The number of victims may be as high as 120, but we know the names of 80 of them – at least that many people were killed there. Their bodies lie in at least one grave, and there may be a second grave in the immediate vicinity. Some of the village's inhabitants survived, but most of them voluntarily or under duress moved to Poland, beyond the Bug River. The area of ​​the village was completely abandoned and the village no longer exists today – it is a forest area.

Petro Khamchuk, who is considered a hero by some Ukrainians, had a monument erected in 2014 in Chortkiv, near the site of Puźniki. Petro Khamchuk, who commanded the UPA unit in Puźniki, was 25 years old at the time of the crime.

... we know that this was not an anti-partisan action, as some people on the Ukrainian side still claim. It was clearly about killing the Polish population and intimidating them so that those who survived would leave forever, carrying with them a tragic trauma. There are at least a dozen such written accounts. ... Khamchuk's unit did not spare civilians at all, murdering women and children in a brutal and premeditated manner. These were not accidental victims of fighting.

— writes Olga Łozińska in the weekly Interia, adding "one thing is undeniable — in Puźniki, Polish civilians were brutally murdered, and a UPA unit commanded by Petro Chamczuk took part in the attack on Puźniki, which he himself admitted to in the report."

The cruel deaths of defenseless residents remained a taboo subject for decades.

Results so far

Exhumation work began on April 24 — the first exhumations since the Ukrainian side lifted the ban on searching for and exhuming the remains of Polish victims of wars and conflicts on the territory of Ukraine in November 2024.

The main goal was to conduct a full exhumation, and then perform anthropological and DNA tests that will allow for obtaining comparative material and – there is hope – identifying at least some of the victims. This undertaking is, in a sense, innovative. So far, no such activities have been carried out, not even in the case of officers murdered in Katyn, September soldiers, or victims of the Volhynian crimes. No one has ever attempted to identify the victims of these events using such comprehensive methods. We have a chance to be the first to achieve their individual commemoration.

Based on the survivors' accounts, a list of victims was drawn up, which indicated about 80 people.
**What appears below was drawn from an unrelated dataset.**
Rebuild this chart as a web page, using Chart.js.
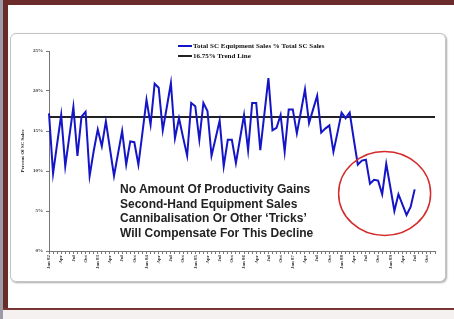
<!DOCTYPE html>
<html>
<head>
<meta charset="utf-8">
<script src="https://cdn.jsdelivr.net/npm/chart.js@4.4.1/dist/chart.umd.min.js"></script>
<style>
  html, body { margin: 0; padding: 0; }
  body { width: 454px; height: 319px; position: relative; overflow: hidden; background: #fff; }
  .strip { position: absolute; left: 0; top: 0; width: 3px; height: 319px; background: #9c9ca8; }
  .frameL { position: absolute; left: 3px; top: 0; width: 5px; height: 310px; background: #6b2b2b; }
  .frameT { position: absolute; left: 3px; top: 0; width: 451px; height: 5px; background: #6b2b2b; }
  .frameB { position: absolute; left: 3px; top: 308px; width: 451px; height: 2px; background: #7a3535; }
  .below { position: absolute; left: 3px; top: 310px; width: 451px; height: 9px; background: #f6f1f1; }
  .panel { position: absolute; left: 10px; top: 33px; width: 434px; height: 247px; border: 1px solid #c4c4c4; border-radius: 6px; box-shadow: 1px 1px 2px #aaa; background: #fff; }
  #wrap { position: absolute; left: 10px; top: 33px; width: 436px; height: 249px; }
  .legend { position: absolute; left: 178px; font: bold 7px "Liberation Serif", serif; color: #111; white-space: nowrap; }
  .legend i { display: inline-block; width: 14px; height: 2px; vertical-align: middle; margin-right: 1px; }
  .note { position: absolute; left: 120px; top: 182px; font: bold 12px "Liberation Sans", Arial, sans-serif; line-height: 14.5px; color: #222; white-space: nowrap; }
</style>
</head>
<body>
<div class="strip"></div>
<div class="frameL"></div>
<div class="frameT"></div>
<div class="frameB"></div>
<div class="below"></div>
<div class="panel"></div>
<div id="wrap"><canvas id="chart"></canvas></div>
<div class="legend" style="top:42px"><i style="background:#1515c8"></i>Total SC Equipment Sales % Total SC Sales</div>
<div class="legend" style="top:52px"><i style="background:#222"></i>16.75% Trend Line</div>
<div class="note">No Amount Of Productivity Gains<br>Second-Hand Equipment Sales<br>Cannibalisation Or Other ‘Tricks’<br>Will Compensate For This Decline</div>
<script>
// Axe des mois : Jan 82 -> Dec 89
const years = ["82", "83", "84", "85", "86", "87", "88", "89"];
const months = ["Jan", "Feb", "Mar", "Apr", "May", "Jun", "Jul", "Aug", "Sep", "Oct", "Nov", "Dec"];
const labels = [];
years.forEach((y) => months.forEach((m) => labels.push(m + " " + y)));

// Ventes d'équipement en % des ventes totales (Jan 82 -> Jul 89)
const equipmentPct = [
  17.2, 9.7, 13.4, 17.0, 10.6, 14.3, 18.0, 11.9, 16.8, 17.4, 9.4, 12.5,
  15.2, 13.1, 16.2, 12.8, 9.4, 12.2, 15.0, 10.8, 13.7, 13.6, 10.8, 14.8,
  18.9, 15.8, 20.9, 20.4, 15.1, 18.0, 21.0, 14.1, 16.6, 14.2, 11.9, 18.5,
  18.1, 13.9, 18.5, 17.5, 11.9, 14.1, 16.3, 10.6, 13.9, 13.9, 11.0, 14.0,
  17.0, 12.6, 18.5, 18.5, 12.6, 17.1, 21.6, 15.1, 15.4, 17.0, 12.4, 17.7,
  17.7, 14.7, 17.4, 20.2, 16.0, 17.7, 19.4, 14.8, 15.3, 15.7, 12.4, 14.8,
  17.3, 16.6, 17.3, 14.0, 10.8, 11.3, 11.4, 8.4, 8.9, 8.8, 7.1, 10.9,
  8.0, 5.0, 7.1, 5.8, 4.5, 5.5, 7.7
];
const trendValue = 16.75;
const yTicks = [0, 5, 10, 15, 20, 25];

// Ellipse rouge autour du déclin
const circlePlugin = {
  id: "circle",
  afterDatasetsDraw(chart) {
    const { ctx, scales } = chart;
    const cx = scales.x.getPixelForValue(82.6);
    const cy = scales.y.getPixelForValue(7.2);
    ctx.save();
    ctx.strokeStyle = "#d42a2a";
    ctx.lineWidth = 1.5;
    ctx.beginPath();
    ctx.ellipse(cx, cy, 46, 42, 0, 0, Math.PI * 2);
    ctx.stroke();
    ctx.restore();
  },
};

const tickFont = { family: "Liberation Serif", size: 5, weight: "bold" };

new Chart(document.getElementById("chart"), {
  type: "line",
  data: {
    labels: labels,
    datasets: [
      {
        label: "Total SC Equipment Sales % Total SC Sales",
        data: equipmentPct,
        borderColor: "#1515c8",
        borderWidth: 2,
        pointRadius: 0,
        tension: 0,
        fill: false,
      },
      {
        label: "16.75% Trend Line",
        data: Array(labels.length).fill(trendValue),
        borderColor: "#222",
        borderWidth: 2,
        pointRadius: 0,
        fill: false,
      },
    ],
  },
  options: {
    responsive: true,
    maintainAspectRatio: false,
    animation: false,
    layout: { padding: { top: 18, right: 11, bottom: 2, left: 0 } },
    plugins: { legend: { display: false }, tooltip: { enabled: false } },
    scales: {
      x: {
        type: "category",
        offset: false,
        afterFit: (s) => { s.height = 29; },
        grid: { drawOnChartArea: false, drawTicks: true, tickLength: 3, color: "#777" },
        border: { color: "#777" },
        ticks: {
          autoSkip: false,
          minRotation: 90,
          maxRotation: 90,
          padding: 1,
          font: tickFont,
          color: "#333",
          callback: (v, i) => {
            if (i % 3 !== 0) return "";
            const l = labels[i];
            return l.startsWith("Jan") ? l : l.slice(0, 3);
          },
        },
      },
      y: {
        min: 0,
        max: 25,
        afterFit: (s) => { s.width = 39; },
        afterBuildTicks: (s) => { s.ticks = yTicks.map((v) => ({ value: v })); },
        grid: { drawOnChartArea: false, drawTicks: true, tickLength: 3, color: "#777" },
        border: { color: "#777" },
        title: {
          display: true,
          text: "Percent Of SC Sales",
          font: tickFont,
          color: "#222",
          padding: { top: 10, bottom: 0 },
        },
        ticks: {
          padding: 3,
          font: tickFont,
          color: "#333",
          callback: (v) => v + "%",
        },
      },
    },
  },
  plugins: [circlePlugin],
});
</script>
</body>
</html>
So far, only some of the remains have been found - according to a statement from the Ministry of Culture and National Heritage, skeleton fragments of at least 42 people have been found - so where are the rest?

The evidence speaks of the existence of a second grave, although it is also possible that some of the inhabitants of Puźniki were hastily buried in other places – perhaps around their houses. Some may have died under the rubble of burnt buildings. Others fled towards the forest, where death often overtook them. In some cases, the bodies were never found.

After the exhumation is completed, full documentation is prepared – archaeological, anthropological and genetic. This is necessary to close the entire process in a formal and dignified manner. The planned funeral of the victims is to be organized about two months after the end of the exhumation work. The remains are to be buried in the former cemetery in the no longer existing village of Puźniki.

Exhumations such as the one in the village of Puźniki, conducted pursuant to Polish-Ukrainian agreements, are not only a form of restoring dignity to the victims, but also a symbolic step towards truth and reconciliation.